The committee reviewed a 2023 litter study performed by Keep Louisiana Beautiful and Lieutenant Governor Billy Nungesser’s office.

It rates US Highway 80 in Lincoln Parish as the second-worst stretch of road in the state when it comes to litter.

“We can’t have that,” District 5 juror Logan Hunt said.

The committee authorized Hall and his staff to investigate options for a “multi-pronged” approach to litter abatement and prevention and to present their findings next month.

Jurors agreed a key to tackling the issue will be cracking down on illegal dumping and dumpster diving activity.
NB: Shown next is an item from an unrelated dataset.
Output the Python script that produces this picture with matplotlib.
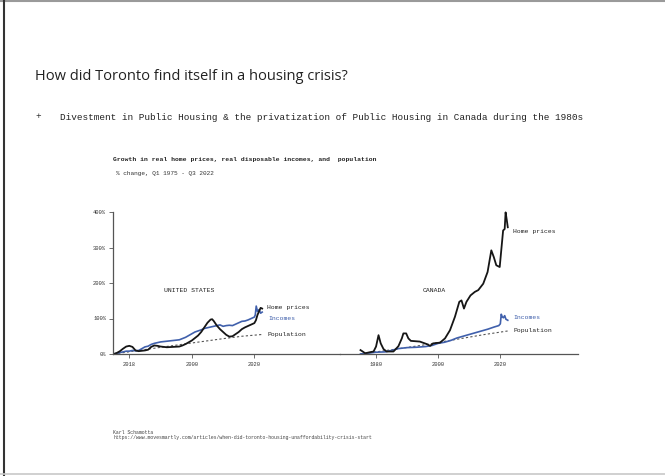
import matplotlib
matplotlib.use('Agg')
import matplotlib.pyplot as plt
from matplotlib.lines import Line2D

# United States (% change since Q1 1975)
us_home_years = [1975, 1976, 1977, 1978, 1979, 1980, 1981, 1982, 1983, 1984, 1985, 1986, 1987,
                 1988, 1989, 1990, 1992, 1994, 1996, 1997, 1998, 1999, 2000, 2001, 2002, 2003,
                 2004, 2005, 2006, 2006.5, 2007, 2008, 2009, 2010, 2011, 2012, 2013, 2014, 2015,
                 2016, 2017, 2018, 2019, 2020, 2020.5, 2021, 2021.5, 2022, 2022.5]
us_home = [0, 3, 8, 15, 21, 23, 20, 10, 8, 9, 10, 12, 20, 24, 23, 21, 19, 20, 21, 24, 28, 33, 38,
           45, 52, 62, 75, 88, 97, 98, 93, 80, 70, 62, 54, 49, 50, 56, 62, 70, 75, 79, 83, 87, 95,
           110, 120, 130, 128]

us_inc_years = [1975, 1977, 1979, 1980, 1981, 1982, 1983, 1984, 1985, 1986, 1987, 1988, 1990,
                1992, 1994, 1996, 1998, 2000, 2001, 2002, 2003, 2004, 2005, 2006, 2007, 2008,
                2009, 2010, 2011, 2012, 2013, 2014, 2015, 2016, 2017, 2018, 2019, 2020, 2020.3,
                2020.6, 2021, 2021.5, 2022, 2022.5]
us_inc = [0, 4, 8, 8, 10, 9, 10, 15, 20, 22, 27, 30, 34, 36, 38, 40, 47, 57, 62, 65, 68, 72, 74,
          76, 78, 80, 82, 78, 80, 81, 80, 84, 88, 92, 93, 96, 100, 104, 110, 135, 120, 125, 115, 118]

us_pop_years = [1975, 1983, 1991, 2000, 2009, 2016, 2022.5]
us_pop = [0, 10, 20, 31, 42, 50, 55]

# Canada
ca_home_years = [1975, 1975.7, 1976.5, 1978, 1979.2, 1980, 1980.8, 1981.5, 1982.4, 1983.4, 1985.6,
                 1987.2, 1988.3, 1988.8, 1989.7, 1990.4, 1991.2, 1994.1, 1996.3, 1997.4, 1998.4,
                 2000.6, 2002.2, 2003.8, 2005.4, 2006.8, 2007.5, 2008.3, 2009.1, 2010.4, 2011.8,
                 2012.9, 2014.5, 2015.9, 2017.1, 2017.9, 2018.7, 2019.8, 2020.3, 2020.9, 2021.4,
                 2021.7, 2022.1, 2022.4]
ca_home = [11, 7, 2, 5, 7, 21, 53, 30, 14, 7, 7, 22, 44, 58, 58, 44, 37, 35, 28, 23, 30, 32, 44,
           67, 105, 147, 151, 128, 147, 165, 175, 180, 198, 231, 292, 273, 250, 245, 292, 348,
           352, 399, 376, 357]

ca_inc_years = [1975, 1978, 1980, 1983, 1985, 1987, 1990, 1993, 1996, 1998, 2000, 2002, 2004,
                2006, 2008, 2010, 2012, 2014, 2016, 2018, 2019.5, 2020, 2020.3, 2020.6, 2021,
                2021.4, 2021.8, 2022.4]
ca_inc = [0, 3, 5, 6, 10, 15, 18, 19, 21, 24, 30, 33, 38, 45, 50, 55, 60, 65, 70, 76, 80, 85, 112,
          105, 102, 108, 98, 95]

ca_pop_years = [1975, 1985, 1995, 2005, 2015, 2022.5]
ca_pop = [0, 12, 25, 40, 55, 65]

y_ticks = [0, 100, 200, 300, 400]
y_labels = ['0%', '100%', '200%', '300%', '400%']
us_xticks = [1980, 2000, 2020]
us_xlabels = ['2018', '2000', '2020']
ca_xticks = [1980, 2000, 2020]
ca_xlabels = ['1980', '2000', '2020']

mono = 'Liberation Mono'
black = '#161616'
blue = '#4060ac'

W, H = 665, 476
fig = plt.figure(figsize=(W / 100, H / 100), dpi=100)

# slide frame
fig.add_artist(Line2D([0, 1], [1 - 0.8 / H, 1 - 0.8 / H], color='#9a9a9a', lw=1.5, transform=fig.transFigure))
fig.add_artist(Line2D([4 / W, 4 / W], [0, 1], color='#333333', lw=1.5, transform=fig.transFigure))
fig.add_artist(Line2D([0, 1], [2 / H, 2 / H], color='#c8c8c8', lw=1.2, transform=fig.transFigure))

fig.text(35 / W, 1 - 77 / H, 'How did Toronto find itself in a housing crisis?',
         fontsize=10.5, family='Open Sans', color='#222222', va='center')
fig.text(35 / W, 1 - 117 / H, '+', fontsize=6.75, family=mono, color='#222222', va='center')
fig.text(60 / W, 1 - 117 / H,
         'Divestment in Public Housing & the privatization of Public Housing in Canada during the 1980s',
         fontsize=6.75, family=mono, color='#222222', va='center')

fig.text(113 / W, 1 - 160 / H,
         'Growth in real home prices, real disposable incomes, and  population',
         fontsize=4.6, family=mono, weight='bold', color='#222222', va='center')
fig.text(116 / W, 1 - 173 / H, '% change, Q1 1975 - Q3 2022',
         fontsize=4.4, family=mono, color='#333333', va='center')

fig.text(113 / W, 1 - 432 / H, 'Karl Schamotta', fontsize=3.5, family=mono, color='#444444', va='center')
fig.text(113 / W, 1 - 438 / H,
         'https://www.movesmartly.com/articles/when-did-toronto-housing-unaffordability-crisis-start',
         fontsize=3.5, family=mono, color='#444444', va='center')

# axes placement (pixels)
y_lo, y_hi = -8, 405
px_per_pct = 0.355
bot = (H - (354 + (0 - y_lo) * px_per_pct)) / H
top = (H - (354 - y_hi * px_per_pct)) / H

ax1 = fig.add_axes([113 / W, bot, (340 - 113) / W, top - bot])
ax2 = fig.add_axes([340 / W, bot, (578 - 340) / W, top - bot])

ax1.set_xlim(1974.78, 2047.4)
ax2.set_xlim(1968.4, 2045.0)

for ax in (ax1, ax2):
    ax.set_ylim(y_lo, y_hi)
    ax.patch.set_visible(False)
    ax.spines['top'].set_visible(False)
    ax.spines['right'].set_visible(False)
    ax.spines['bottom'].set_position(('data', 0))
    ax.spines['bottom'].set_color('#555555')
    ax.spines['bottom'].set_linewidth(0.9)
    ax.tick_params(axis='x', length=3, width=0.6, color='#555555', labelsize=3.9, pad=3)

ax1.spines['left'].set_bounds(0, 400)
ax1.spines['left'].set_color('#555555')
ax1.spines['left'].set_linewidth(0.9)
ax1.set_yticks(y_ticks)
ax1.set_yticklabels(y_labels, family=mono, fontsize=3.9, color='#333333')
ax1.tick_params(axis='y', length=3, width=0.6, color='#555555', pad=2)
ax1.set_xticks(us_xticks)
ax1.set_xticklabels(us_xlabels, family=mono, fontsize=3.9, color='#333333')

ax2.spines['left'].set_visible(False)
ax2.set_yticks([])
ax2.set_xticks(ca_xticks)
ax2.set_xticklabels(ca_xlabels, family=mono, fontsize=3.9, color='#333333')

# US panel
ax1.plot(us_pop_years, us_pop, color='#555555', lw=0.8, ls=(0, (2, 2)))
ax1.plot(us_inc_years, us_inc, color=blue, lw=1.2)
ax1.plot(us_home_years, us_home, color=black, lw=1.3)
ax1.text(1999, 180, 'UNITED STATES', family=mono, fontsize=4.6, ha='center', va='center', color='#222222')
ax1.text(2024.1, 132, 'Home prices', family=mono, fontsize=4.6, va='center', color='#222222')
ax1.text(2024.4, 100, 'Incomes', family=mono, fontsize=4.6, va='center', color=blue)
ax1.text(2024.1, 56, 'Population', family=mono, fontsize=4.6, va='center', color='#222222')

# Canada panel
ax2.plot(ca_pop_years, ca_pop, color='#555555', lw=0.8, ls=(0, (2, 2)))
ax2.plot(ca_inc_years, ca_inc, color=blue, lw=1.2)
ax2.plot(ca_home_years, ca_home, color=black, lw=1.3)
ax2.text(1998.8, 180, 'CANADA', family=mono, fontsize=4.6, ha='center', va='center', color='#222222')
ax2.text(2024.1, 344, 'Home prices', family=mono, fontsize=4.6, va='center', color='#222222')
ax2.text(2024.1, 104, 'Incomes', family=mono, fontsize=4.6, va='center', color=blue)
ax2.text(2024.1, 65, 'Population', family=mono, fontsize=4.6, va='center', color='#222222')

fig.savefig('out.png', dpi=100)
A parish litter ordinance that hasn’t been updated since 2004 lists fines and community service hours as penalties for breaking the dumping rules.

But court proceedings to enforce these penalties are supposed to be carried out in justice of the peace court, which Hall said Lincoln Parish justices of the peace don’t currently do.

So jurors instructed him to come up with recommendations for updating the ordinance, as well as investigate what it would take to equip local justices of the peace to start holding litter court.

Other ideas included mail-outs and social media campaigns to educate the public on proper dumpster use, raise awareness for the call-in service and discourage litter by making the penalties more widely known.

But no matter the short-term abatement strategies, Hunt said he believes litter won’t go away while the “structural problem” that is the dumpster system remains.

He brought up consolidating the dumpster sites into more fenced, gated and manned “megasites” that could be more easily supervised and kept clean — one of several proposed solutions that have been discussed for years.

“I think there’s clearly a correlation between, we’re no. 2 on (the most littered roads) list, and this is our system here,” Hunt said.

District 10 juror Milton Melton said he believes megasites would help, but they’d also anger residents who are used to having dumpsters nearby.

“Megasites is a good idea, but we’re going to be catching more flak when we start trimming these dumpster sites down,” he said.

District 9’s Joe Henderson said the jury should “take the heat and do it.”

The vote to task Hall and his staff with developing recommendations for all these plans was unanimous.